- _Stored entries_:
+++

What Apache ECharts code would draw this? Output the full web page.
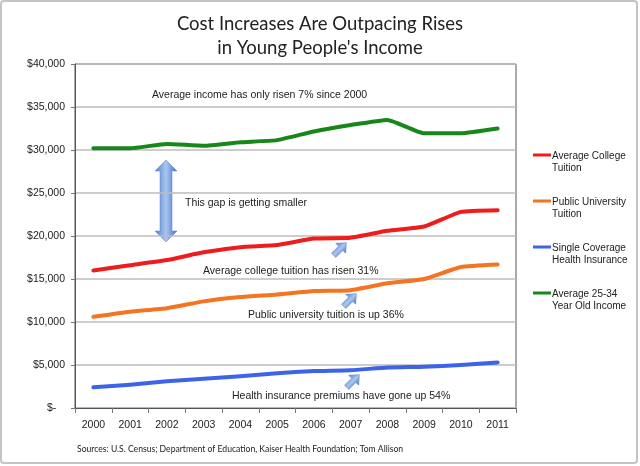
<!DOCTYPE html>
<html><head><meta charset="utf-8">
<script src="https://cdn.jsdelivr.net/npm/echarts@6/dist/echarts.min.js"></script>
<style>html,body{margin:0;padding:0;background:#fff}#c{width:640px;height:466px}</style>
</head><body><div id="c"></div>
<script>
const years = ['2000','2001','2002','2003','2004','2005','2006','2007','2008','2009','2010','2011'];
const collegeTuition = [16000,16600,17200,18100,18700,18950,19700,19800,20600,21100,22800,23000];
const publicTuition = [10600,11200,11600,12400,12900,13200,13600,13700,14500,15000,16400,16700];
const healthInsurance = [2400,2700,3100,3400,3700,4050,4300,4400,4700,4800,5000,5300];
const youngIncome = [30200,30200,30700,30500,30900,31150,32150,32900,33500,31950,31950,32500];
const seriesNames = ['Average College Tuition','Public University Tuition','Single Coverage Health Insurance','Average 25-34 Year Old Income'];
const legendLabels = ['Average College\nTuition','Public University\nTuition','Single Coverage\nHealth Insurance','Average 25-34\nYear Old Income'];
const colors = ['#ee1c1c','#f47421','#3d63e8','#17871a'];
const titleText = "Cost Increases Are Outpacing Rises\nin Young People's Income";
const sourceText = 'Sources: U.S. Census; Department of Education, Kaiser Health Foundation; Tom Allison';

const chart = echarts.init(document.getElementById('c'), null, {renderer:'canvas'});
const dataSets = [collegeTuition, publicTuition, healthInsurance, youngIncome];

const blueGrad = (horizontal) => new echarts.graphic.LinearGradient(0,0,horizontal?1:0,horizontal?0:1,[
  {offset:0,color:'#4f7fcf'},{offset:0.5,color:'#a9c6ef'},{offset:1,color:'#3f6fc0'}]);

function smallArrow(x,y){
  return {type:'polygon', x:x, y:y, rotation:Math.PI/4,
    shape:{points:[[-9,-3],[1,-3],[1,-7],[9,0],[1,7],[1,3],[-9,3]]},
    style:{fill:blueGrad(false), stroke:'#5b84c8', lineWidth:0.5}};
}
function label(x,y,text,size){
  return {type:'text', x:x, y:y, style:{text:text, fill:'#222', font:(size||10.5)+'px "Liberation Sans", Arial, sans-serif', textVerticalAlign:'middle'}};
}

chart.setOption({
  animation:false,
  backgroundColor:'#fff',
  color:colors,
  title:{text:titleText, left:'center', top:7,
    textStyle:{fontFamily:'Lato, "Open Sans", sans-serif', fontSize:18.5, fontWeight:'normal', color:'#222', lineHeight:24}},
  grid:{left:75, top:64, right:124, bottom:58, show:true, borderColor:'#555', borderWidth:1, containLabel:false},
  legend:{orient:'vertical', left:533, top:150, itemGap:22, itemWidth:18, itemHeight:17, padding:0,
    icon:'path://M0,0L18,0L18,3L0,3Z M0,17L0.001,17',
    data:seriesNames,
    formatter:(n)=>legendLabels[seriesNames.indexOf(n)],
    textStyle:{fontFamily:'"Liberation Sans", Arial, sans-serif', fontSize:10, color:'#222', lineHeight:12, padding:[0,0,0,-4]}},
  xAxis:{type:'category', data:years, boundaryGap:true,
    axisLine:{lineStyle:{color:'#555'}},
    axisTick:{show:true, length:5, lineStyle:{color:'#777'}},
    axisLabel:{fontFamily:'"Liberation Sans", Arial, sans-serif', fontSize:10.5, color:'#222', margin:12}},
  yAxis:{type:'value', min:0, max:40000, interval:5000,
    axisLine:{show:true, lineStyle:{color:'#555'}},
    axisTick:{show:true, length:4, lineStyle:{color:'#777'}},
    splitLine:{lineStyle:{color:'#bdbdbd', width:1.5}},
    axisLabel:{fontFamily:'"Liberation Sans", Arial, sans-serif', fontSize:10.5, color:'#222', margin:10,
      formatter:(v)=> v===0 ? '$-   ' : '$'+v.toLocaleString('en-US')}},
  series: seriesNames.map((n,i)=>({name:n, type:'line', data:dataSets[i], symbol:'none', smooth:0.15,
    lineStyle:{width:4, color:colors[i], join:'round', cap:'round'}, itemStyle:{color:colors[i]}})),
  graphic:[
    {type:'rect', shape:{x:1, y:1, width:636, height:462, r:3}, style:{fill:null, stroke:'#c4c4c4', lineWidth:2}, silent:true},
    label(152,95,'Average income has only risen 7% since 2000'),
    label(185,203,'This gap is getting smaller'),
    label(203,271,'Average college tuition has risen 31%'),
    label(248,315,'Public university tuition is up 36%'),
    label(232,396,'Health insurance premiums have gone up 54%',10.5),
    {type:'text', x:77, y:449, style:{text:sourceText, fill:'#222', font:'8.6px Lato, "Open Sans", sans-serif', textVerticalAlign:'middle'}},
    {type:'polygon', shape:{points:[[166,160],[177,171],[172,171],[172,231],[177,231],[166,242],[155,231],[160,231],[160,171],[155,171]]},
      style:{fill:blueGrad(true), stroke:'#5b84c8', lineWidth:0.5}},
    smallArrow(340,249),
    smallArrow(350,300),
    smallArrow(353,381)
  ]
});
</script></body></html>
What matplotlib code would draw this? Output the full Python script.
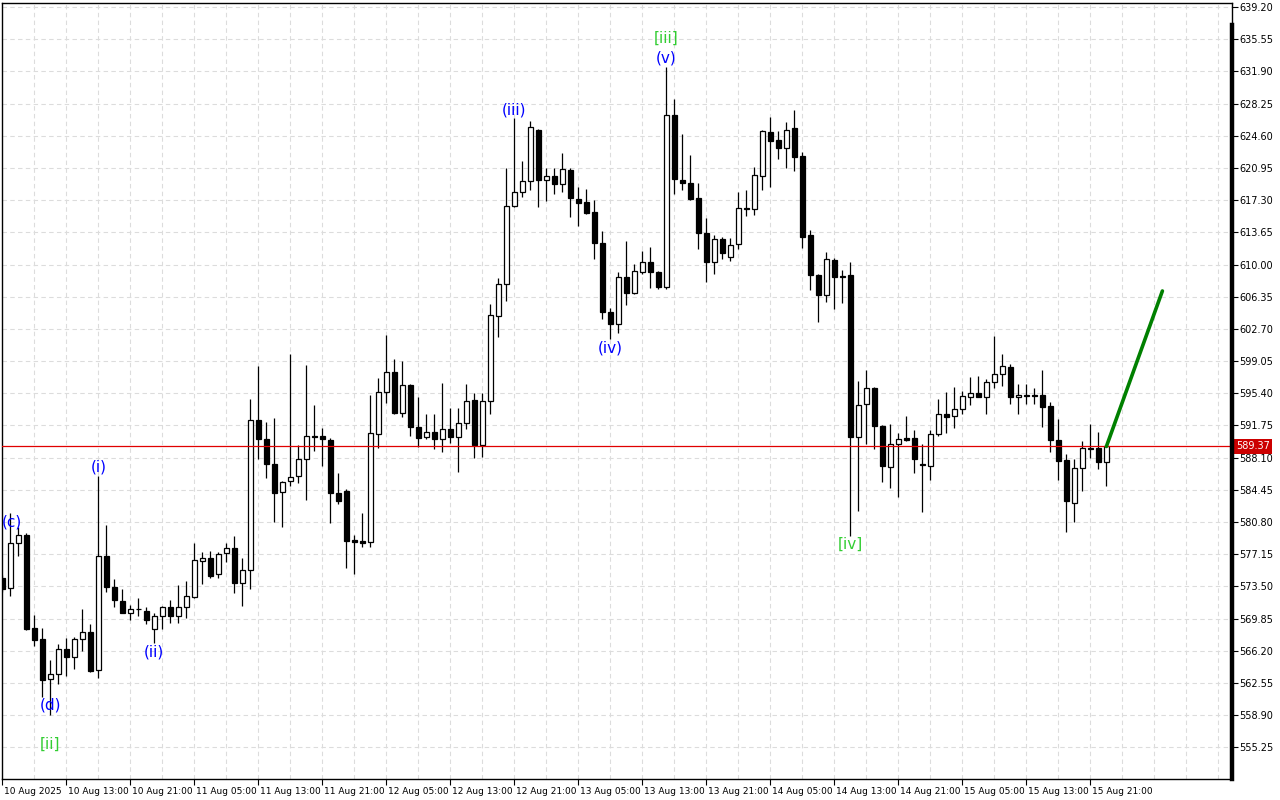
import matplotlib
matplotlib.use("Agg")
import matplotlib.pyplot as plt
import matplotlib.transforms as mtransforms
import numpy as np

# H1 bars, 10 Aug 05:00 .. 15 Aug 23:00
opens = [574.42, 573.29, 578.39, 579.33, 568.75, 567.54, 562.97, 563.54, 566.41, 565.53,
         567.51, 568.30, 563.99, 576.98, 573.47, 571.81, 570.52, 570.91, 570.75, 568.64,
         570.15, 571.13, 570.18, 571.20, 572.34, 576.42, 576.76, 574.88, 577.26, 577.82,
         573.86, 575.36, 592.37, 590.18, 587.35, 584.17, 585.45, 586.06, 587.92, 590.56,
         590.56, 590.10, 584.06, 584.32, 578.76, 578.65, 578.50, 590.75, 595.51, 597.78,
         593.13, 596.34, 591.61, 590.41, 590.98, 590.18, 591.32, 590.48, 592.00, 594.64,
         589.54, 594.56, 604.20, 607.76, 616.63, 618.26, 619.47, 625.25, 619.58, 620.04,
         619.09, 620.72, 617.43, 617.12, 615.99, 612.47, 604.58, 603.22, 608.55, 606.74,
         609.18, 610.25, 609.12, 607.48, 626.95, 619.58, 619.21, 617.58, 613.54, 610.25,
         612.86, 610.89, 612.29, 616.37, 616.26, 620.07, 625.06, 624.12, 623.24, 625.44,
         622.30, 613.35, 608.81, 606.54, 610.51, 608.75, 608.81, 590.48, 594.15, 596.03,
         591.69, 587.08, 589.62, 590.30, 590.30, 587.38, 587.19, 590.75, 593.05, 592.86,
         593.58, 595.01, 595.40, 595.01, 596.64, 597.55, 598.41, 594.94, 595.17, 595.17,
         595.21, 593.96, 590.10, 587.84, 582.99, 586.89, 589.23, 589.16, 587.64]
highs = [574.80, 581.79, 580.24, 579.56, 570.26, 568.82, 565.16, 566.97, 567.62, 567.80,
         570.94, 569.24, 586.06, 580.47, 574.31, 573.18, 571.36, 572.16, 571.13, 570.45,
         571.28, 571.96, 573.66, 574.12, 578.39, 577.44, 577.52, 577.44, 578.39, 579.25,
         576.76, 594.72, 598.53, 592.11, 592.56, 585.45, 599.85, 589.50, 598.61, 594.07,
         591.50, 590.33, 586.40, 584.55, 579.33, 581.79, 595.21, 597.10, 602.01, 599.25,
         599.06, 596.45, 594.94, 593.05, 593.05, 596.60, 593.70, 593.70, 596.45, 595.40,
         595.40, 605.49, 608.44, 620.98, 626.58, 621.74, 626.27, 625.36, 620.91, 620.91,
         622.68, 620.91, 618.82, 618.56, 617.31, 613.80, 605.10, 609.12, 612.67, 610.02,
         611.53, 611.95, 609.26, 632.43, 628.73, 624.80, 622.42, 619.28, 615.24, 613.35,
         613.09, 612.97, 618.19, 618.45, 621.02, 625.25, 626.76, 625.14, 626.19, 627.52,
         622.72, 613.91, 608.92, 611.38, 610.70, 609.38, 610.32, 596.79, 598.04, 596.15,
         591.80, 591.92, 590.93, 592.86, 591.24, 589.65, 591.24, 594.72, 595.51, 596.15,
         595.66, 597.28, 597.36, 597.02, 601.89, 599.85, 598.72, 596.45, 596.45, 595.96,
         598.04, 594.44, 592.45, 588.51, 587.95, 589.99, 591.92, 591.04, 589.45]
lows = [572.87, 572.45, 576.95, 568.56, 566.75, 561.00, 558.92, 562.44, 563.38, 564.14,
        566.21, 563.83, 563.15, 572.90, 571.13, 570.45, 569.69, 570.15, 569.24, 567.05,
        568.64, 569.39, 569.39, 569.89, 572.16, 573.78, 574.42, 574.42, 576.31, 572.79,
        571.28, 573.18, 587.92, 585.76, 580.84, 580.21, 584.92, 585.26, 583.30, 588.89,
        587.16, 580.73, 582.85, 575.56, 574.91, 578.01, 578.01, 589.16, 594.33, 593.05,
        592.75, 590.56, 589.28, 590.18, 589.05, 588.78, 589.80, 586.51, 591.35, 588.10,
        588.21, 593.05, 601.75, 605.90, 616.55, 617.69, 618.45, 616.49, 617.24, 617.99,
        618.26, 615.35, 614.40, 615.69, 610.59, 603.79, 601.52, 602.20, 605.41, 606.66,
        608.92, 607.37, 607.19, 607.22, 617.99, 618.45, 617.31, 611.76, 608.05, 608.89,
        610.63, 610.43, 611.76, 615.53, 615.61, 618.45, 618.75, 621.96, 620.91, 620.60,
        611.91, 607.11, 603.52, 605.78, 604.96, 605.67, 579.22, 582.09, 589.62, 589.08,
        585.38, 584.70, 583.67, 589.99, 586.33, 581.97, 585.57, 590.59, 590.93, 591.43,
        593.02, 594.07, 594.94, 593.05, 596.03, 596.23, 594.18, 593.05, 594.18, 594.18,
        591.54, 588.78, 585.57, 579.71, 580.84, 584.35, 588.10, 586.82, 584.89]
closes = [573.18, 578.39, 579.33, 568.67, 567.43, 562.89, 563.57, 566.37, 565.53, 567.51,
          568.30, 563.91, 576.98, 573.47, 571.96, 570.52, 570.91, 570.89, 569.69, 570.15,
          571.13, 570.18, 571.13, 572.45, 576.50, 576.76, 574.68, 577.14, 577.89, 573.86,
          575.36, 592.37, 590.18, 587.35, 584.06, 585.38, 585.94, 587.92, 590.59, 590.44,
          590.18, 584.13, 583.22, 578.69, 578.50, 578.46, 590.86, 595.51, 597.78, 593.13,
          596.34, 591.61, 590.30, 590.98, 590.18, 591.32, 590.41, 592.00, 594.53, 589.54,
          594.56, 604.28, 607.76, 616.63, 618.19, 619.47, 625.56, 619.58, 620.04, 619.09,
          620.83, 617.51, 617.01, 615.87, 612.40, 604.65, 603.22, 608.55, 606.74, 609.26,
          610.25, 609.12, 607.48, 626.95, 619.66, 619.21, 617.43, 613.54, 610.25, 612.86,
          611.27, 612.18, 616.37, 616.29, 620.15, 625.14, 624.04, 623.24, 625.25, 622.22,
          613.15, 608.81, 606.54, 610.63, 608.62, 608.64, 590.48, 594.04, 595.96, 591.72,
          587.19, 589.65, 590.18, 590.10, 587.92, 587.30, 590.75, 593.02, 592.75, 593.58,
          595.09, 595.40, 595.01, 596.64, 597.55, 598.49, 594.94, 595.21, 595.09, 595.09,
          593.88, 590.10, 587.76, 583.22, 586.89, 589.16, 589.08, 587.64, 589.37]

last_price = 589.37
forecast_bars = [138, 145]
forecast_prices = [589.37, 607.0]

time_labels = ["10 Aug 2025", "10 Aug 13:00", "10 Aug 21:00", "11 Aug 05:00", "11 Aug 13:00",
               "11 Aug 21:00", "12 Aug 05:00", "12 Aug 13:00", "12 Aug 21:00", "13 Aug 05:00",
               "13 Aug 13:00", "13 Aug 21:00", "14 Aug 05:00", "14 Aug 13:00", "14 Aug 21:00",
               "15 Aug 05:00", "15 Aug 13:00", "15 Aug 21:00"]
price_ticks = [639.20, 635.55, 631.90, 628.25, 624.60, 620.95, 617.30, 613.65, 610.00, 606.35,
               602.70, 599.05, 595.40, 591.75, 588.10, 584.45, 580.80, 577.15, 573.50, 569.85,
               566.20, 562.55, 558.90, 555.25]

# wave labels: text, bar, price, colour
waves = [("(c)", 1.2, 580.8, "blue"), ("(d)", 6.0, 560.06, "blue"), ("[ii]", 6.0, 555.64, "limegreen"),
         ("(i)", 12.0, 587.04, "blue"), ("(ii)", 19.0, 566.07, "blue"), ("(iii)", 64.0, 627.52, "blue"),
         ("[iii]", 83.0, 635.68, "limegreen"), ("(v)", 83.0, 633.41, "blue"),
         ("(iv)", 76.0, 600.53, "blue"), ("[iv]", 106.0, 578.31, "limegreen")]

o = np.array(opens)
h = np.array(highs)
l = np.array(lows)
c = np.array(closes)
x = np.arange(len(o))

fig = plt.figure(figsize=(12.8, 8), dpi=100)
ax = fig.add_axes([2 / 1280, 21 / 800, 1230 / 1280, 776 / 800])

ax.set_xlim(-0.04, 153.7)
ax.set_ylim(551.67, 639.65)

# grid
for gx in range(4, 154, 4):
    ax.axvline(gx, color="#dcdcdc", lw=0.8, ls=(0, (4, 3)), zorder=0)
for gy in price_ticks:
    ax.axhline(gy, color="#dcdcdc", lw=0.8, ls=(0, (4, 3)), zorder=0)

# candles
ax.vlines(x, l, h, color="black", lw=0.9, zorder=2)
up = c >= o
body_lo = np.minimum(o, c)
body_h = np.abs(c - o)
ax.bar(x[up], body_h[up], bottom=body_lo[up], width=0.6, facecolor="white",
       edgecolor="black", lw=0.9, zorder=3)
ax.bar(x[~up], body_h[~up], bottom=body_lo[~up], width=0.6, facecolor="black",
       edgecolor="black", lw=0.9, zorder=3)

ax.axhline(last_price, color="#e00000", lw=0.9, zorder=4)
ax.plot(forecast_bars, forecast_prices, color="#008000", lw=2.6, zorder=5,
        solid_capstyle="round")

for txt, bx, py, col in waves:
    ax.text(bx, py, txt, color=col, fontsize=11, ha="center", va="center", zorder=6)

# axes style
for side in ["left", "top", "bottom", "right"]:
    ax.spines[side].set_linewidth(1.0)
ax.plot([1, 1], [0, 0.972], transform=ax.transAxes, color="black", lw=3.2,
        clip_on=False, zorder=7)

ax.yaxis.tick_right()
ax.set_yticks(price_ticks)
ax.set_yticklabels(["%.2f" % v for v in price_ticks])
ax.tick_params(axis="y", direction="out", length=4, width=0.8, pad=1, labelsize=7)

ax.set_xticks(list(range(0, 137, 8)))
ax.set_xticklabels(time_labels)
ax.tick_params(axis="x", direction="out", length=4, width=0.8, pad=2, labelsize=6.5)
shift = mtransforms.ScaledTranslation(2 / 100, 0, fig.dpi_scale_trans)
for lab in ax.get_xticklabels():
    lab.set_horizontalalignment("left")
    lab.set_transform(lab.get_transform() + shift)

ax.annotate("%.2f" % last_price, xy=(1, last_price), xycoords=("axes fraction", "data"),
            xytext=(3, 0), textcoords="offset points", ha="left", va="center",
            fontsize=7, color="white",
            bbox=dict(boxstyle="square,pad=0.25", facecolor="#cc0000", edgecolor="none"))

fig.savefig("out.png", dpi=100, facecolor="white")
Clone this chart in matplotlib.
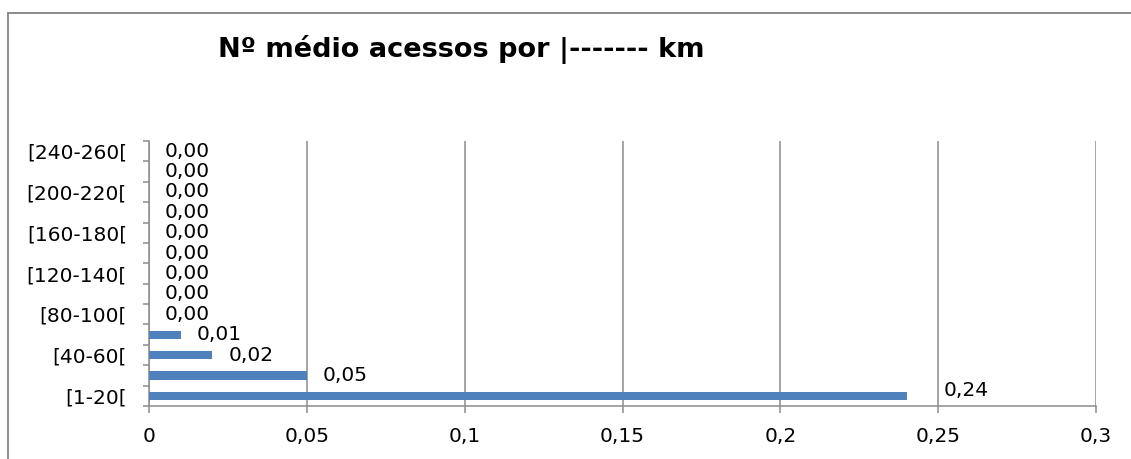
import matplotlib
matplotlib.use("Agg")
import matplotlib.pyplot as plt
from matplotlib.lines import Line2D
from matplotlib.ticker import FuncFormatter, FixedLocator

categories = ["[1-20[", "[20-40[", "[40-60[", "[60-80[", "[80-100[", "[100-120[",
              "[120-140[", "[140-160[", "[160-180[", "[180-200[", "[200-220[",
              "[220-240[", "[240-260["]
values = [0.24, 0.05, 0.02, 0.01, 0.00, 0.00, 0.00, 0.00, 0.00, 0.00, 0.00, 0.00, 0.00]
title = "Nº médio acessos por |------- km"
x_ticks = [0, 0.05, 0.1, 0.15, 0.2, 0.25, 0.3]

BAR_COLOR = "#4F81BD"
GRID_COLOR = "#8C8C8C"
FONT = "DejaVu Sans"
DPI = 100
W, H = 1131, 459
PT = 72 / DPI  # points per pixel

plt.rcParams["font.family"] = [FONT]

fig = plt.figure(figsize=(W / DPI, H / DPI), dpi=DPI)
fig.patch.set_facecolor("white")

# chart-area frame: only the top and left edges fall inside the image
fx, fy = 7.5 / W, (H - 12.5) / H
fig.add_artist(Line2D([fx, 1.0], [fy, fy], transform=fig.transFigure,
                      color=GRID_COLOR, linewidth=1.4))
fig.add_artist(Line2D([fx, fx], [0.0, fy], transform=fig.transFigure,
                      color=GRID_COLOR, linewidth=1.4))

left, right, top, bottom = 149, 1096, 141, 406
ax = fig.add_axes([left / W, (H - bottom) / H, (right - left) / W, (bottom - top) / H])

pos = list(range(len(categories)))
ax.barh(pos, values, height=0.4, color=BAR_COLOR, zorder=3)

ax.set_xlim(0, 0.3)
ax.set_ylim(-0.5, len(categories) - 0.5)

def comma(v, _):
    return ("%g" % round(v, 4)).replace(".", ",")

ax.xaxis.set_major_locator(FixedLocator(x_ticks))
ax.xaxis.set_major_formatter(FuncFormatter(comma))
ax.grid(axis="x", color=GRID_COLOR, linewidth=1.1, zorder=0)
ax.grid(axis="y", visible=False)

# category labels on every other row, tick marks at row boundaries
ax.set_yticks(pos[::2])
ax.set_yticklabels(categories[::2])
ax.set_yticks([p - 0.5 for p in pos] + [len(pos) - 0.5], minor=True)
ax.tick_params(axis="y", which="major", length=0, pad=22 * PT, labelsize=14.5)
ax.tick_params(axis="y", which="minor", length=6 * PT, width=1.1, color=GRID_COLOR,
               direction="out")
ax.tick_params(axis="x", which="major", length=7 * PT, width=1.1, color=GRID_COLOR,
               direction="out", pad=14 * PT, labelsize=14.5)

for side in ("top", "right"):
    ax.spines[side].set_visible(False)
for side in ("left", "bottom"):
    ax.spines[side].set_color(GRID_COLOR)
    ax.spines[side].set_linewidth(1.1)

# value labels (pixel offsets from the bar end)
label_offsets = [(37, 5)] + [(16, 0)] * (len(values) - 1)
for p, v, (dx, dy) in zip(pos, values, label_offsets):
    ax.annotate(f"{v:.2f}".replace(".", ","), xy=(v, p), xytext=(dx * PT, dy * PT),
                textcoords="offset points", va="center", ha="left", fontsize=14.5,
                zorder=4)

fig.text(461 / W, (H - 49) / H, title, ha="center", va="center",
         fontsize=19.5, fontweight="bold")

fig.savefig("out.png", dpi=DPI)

+++

- _INSTRUCTIONS FOR THE TASK_: Skip all pictures. Output only the lines from the one containing "What matplotlib code" to the one containing "import numpy as np", both lines included.

- _EXERCISE ANSWER_:
What matplotlib code would draw this? Output the full Python script.
import matplotlib
matplotlib.use("Agg")
import matplotlib.pyplot as plt
import matplotlib.transforms as mtransforms
import numpy as np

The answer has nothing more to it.